Authored by: TJ Gonen, Head of Cloud Solutions, at Check Point Software Technologies
With the introduction of the Model T Ford in 1908, the world’s first mass-produced vehicle. Henry Ford was on a quest mobilise Americans. During this time, Ford famously quipped that the car was available to his customers “in any colour they’d like so long as it’s black,” The lack of variety or personalisation options certainly did not stop potential buyers from purchasing their first automobile.
Henry Ford’s unapologetic approach would never have worked today, as consumers now expect personalisation across everything from apparel to digital experiences.
For the many user experience (UX) teams relentlessly pushing the personalisation envelope to delight consumers, there are just as many DevOps teams continuously testing and deploying new code to create innovative and robust applications. Unsurprisingly, it is important that these applications are secure. Yet security for dynamic cloud-native applications continues to be a challenge that has been exacerbated by existing tools like traditional web application firewalls (WAFs).
Application security has been the bane of the security community for years. Applications of the ‘90s were simple and monolithic and came with monthly updates if the development team could scale up development quickly enough. Application security was an afterthought and - to allow developers and QA teams to keep moving - was generally implemented on the perimeter. With a list of known attack signatures, a web application firewall (WAF) would be able to take a binary decision based on each web request. This meant when a request came in, the WAF tried to find a match in the attack signature database and, if there is a hit, the request was denied.
This one-size-fits-all approach worked relatively well until the advent of cloud computing when DevOps effectively rendered the WAF useless. The speed at which apps were being updated had accelerated and the WAF with its manual approach just couldn’t keep up. As AppSec vendors tried to automate security the same way that DevOps automated development, it became clear that legacy WAFs were unable to handle the rapid pace.
So began the shift to WAF “As-A-Service” (WAFaaS). Under the guise of automation, security vendors began to offer a legacy WAF “without the headache” – WAFs that came with templates or wizards that were supposed to offer blanket security for any application without the need for AppSec teams to spend too much time managing.
But it has become clear that these WAFaaS offerings are just as ineffective as legacy WAFs when it comes to protecting cloud-native applications. On the contrary, using a WAFaaS might lull AppSec teams into a false sense of security, leaving their apps and micro-services open to attack.
The truth is, WAFaaS offerings are not customised to the needs of the application it is protecting. This re-incarnation of a traditional WAF does not provide the ability to auto-adapt with application updates. Without a deep understanding of the application, its content and users, the WAFaaS inevitably provides a lower level of security to prevent false positives.

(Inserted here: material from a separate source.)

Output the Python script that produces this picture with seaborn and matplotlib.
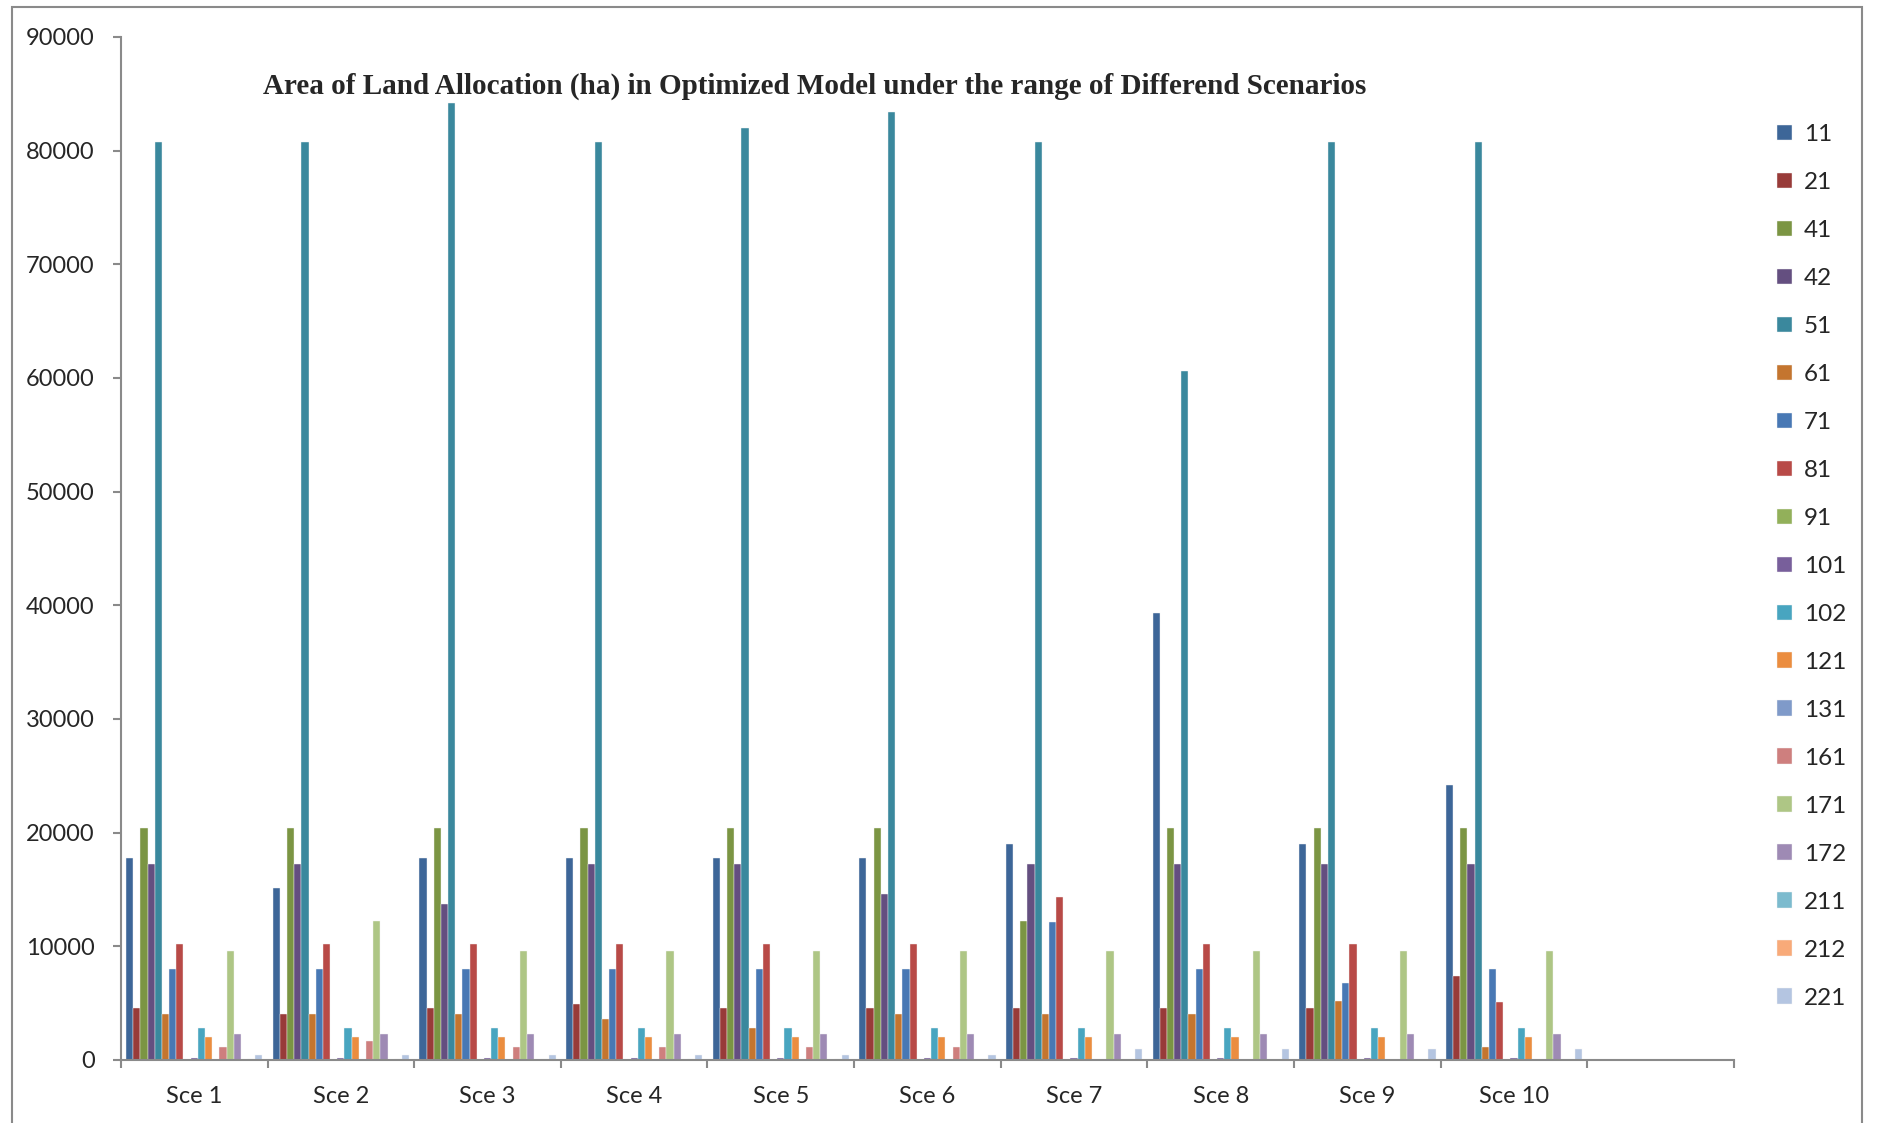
import matplotlib
matplotlib.use("Agg")
import matplotlib.pyplot as plt
from matplotlib.patches import Rectangle
import numpy as np
import pandas as pd
import seaborn as sns

scenarios = ["Sce 1", "Sce 2", "Sce 3", "Sce 4", "Sce 5",
             "Sce 6", "Sce 7", "Sce 8", "Sce 9", "Sce 10"]
land_classes = ["11", "21", "41", "42", "51", "61", "71", "81", "91", "101",
                "102", "121", "131", "161", "171", "172", "211", "212", "221"]

# area (ha) per land class, one list per scenario, in land_classes order
sce1 = [17800, 4560, 20440, 17200, 80800, 4030, 8000, 10240, 0, 200,
        2800, 2000, 0, 1100, 9620, 2320, 0, 90, 440]
sce2 = [15100, 4060, 20440, 17200, 80800, 4030, 8000, 10240, 0, 200,
        2800, 2000, 0, 1650, 12260, 2260, 0, 90, 440]
sce3 = [17800, 4560, 20440, 13740, 84200, 4030, 8000, 10240, 0, 200,
        2800, 2000, 0, 1100, 9620, 2320, 0, 90, 440]
sce4 = [17800, 4910, 20440, 17200, 80800, 3590, 8000, 10240, 0, 200,
        2800, 2000, 0, 1100, 9620, 2320, 0, 90, 440]
sce5 = [17800, 4560, 20440, 17200, 82000, 2800, 8000, 10240, 0, 200,
        2800, 2000, 0, 1100, 9620, 2320, 0, 90, 440]
sce6 = [17800, 4560, 20440, 14620, 83400, 4030, 8000, 10240, 0, 200,
        2800, 2000, 0, 1100, 9620, 2320, 0, 90, 440]
sce7 = [19030, 4560, 12260, 17200, 80800, 4030, 12120, 14320, 0, 200,
        2800, 2000, 0, 0, 9620, 2320, 0, 0, 940]
sce8 = [39300, 4560, 20440, 17200, 60600, 4030, 8000, 10240, 0, 200,
        2800, 2000, 0, 0, 9620, 2320, 0, 0, 940]
sce9 = [19030, 4560, 20440, 17200, 80800, 5210, 6760, 10240, 0, 200,
        2800, 2000, 0, 0, 9620, 2320, 0, 0, 940]
sce10 = [24200, 7350, 20440, 17200, 80800, 1150, 8000, 5090, 0, 200,
         2800, 2000, 0, 0, 9620, 2320, 0, 0, 940]

class_colors = ["#3D6698", "#983B39", "#7B9543", "#644F80", "#3A889D",
                "#C4752F", "#4878B4", "#B84A47", "#92B05A", "#785F9B",
                "#48A5C0", "#EB8D3F", "#7F9AC9", "#CE7F7E", "#AEC685",
                "#9E8AB4", "#7CBBCE", "#F8AA79", "#B4C5E1"]

all_values = [sce1, sce2, sce3, sce4, sce5, sce6, sce7, sce8, sce9, sce10]
rows = []
for sce, vals in zip(scenarios, all_values):
    for cls, v in zip(land_classes, vals):
        rows.append({"scenario": sce, "land_class": cls, "area": v})
df = pd.DataFrame(rows)

sns.set_theme(style="white")
plt.rcParams["font.family"] = ["Lato", "DejaVu Sans"]

fig = plt.figure(figsize=(18.78, 11.23), dpi=100)
ax = fig.add_axes([0.0644, 0.0561, 0.8589, 0.9110])

sns.barplot(data=df, x="scenario", y="area", hue="land_class",
            order=scenarios, hue_order=land_classes,
            palette=class_colors, width=0.93, gap=0,
            edgecolor="#F4F4F4", linewidth=0.3, errorbar=None,
            saturation=1, ax=ax, legend=True)

axis_grey = "#8A8A8A"
ax.set_xlim(-0.5, 10.5)
ax.set_ylim(0, 90000)
ax.set_yticks(np.arange(0, 90001, 10000))
ax.set_yticklabels([str(v) for v in range(0, 90001, 10000)], fontsize=17)

# category boundaries carry the tick marks, names sit at the centres
ax.set_xticks(np.arange(-0.5, 11.0, 1.0))
ax.set_xticklabels([])
ax.set_xticks(np.arange(len(scenarios)), minor=True)
ax.set_xticklabels(scenarios, minor=True, fontsize=17)
ax.tick_params(axis="x", which="major", direction="out", length=6,
               width=1.5, color=axis_grey, bottom=True)
ax.tick_params(axis="x", which="minor", length=0, pad=19, bottom=True)
ax.tick_params(axis="y", direction="out", length=6, width=1.5,
               color=axis_grey, pad=13, left=True)
ax.set_xlabel("")
ax.set_ylabel("")
ax.grid(False)

for side in ["top", "right"]:
    ax.spines[side].set_visible(False)
for side in ["left", "bottom"]:
    ax.spines[side].set_color(axis_grey)
    ax.spines[side].set_linewidth(1.5)

handles, labels = ax.get_legend_handles_labels()
ax.get_legend().remove()
fig.legend(handles, labels, loc="upper left",
           bbox_to_anchor=(1777 / 1878, 1 - 124 / 1123),
           frameon=False, fontsize=17.5, handlelength=0.6, handleheight=0.6,
           handletextpad=0.5, labelspacing=1.11, borderpad=0,
           borderaxespad=0)

fig.text(815 / 1878, 1 - 86 / 1123,
         "Area of Land Allocation (ha) in Optimized Model under the range of Differend Scenarios",
         ha="center", va="center", fontsize=21, fontweight="bold",
         family=["Liberation Serif", "DejaVu Serif"])

# outer chart frame
fig.patches.append(Rectangle((12 / 1878, -0.05), (1862 - 12) / 1878,
                             1.05 - 7 / 1123, transform=fig.transFigure,
                             fill=False, edgecolor=axis_grey, linewidth=1.5))

fig.savefig("out.png", dpi=100)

Additionally, WAFaaS is not built into the cloud environments natively. This means that there is no ability to deploy security with the code (whether in K8s, for server-less functions or using an agent), and traditional WAF offerings to these environments provides suboptimal security.
There is also the minor problem relating to real automation. With the absence of the network perimeter within the cloud environment, each micro-service ends up becoming a perimeter in and of itself. And while WAFaaS might sound like a decent solution for a cloud application, the truth is, each new micro-service isn’t going to be automatically protected as soon as it’s deployed, and that means risk.
Most worryingly for AppSec teams using a WAFaaS to protect a cloud-native app is the fact that a WAFaaS can only protect the app from direct web traffic. In a distributed micro-services environment, the WAFaaS cannot see much of the app traffic; much less protect the app from attack. With the proliferation of APIs, the application attack surface has grown, and WAFaaS cannot protect against any traffic that comes in via a 3rd party API integration. Neither can the WAFaaS provide protection where there are micro-service to micro-service communications. For cloud-native applications, this means that WAFaaS is not fit for purpose.
Cloud-native applications can only be protected by cloud-native security that automatically adapts to application changes. AppSec teams must understand that, in the disparate micro-services environment, the application is a sum of all of its parts and as such, any security solution has to protect each asset. With no two apps built the same, cloud-native applications need cloud-native security solutions, which do not rely on a one-size-fits-all approach.
The traditional WAF was an important tool to protect the nascent applications of the 1990s. Much like the Model T Ford, which brought private transportation to the masses, the WAF introduced application security to the masses with a solution that was configurable back when no one was too worried about hourly app updates and automated deployments.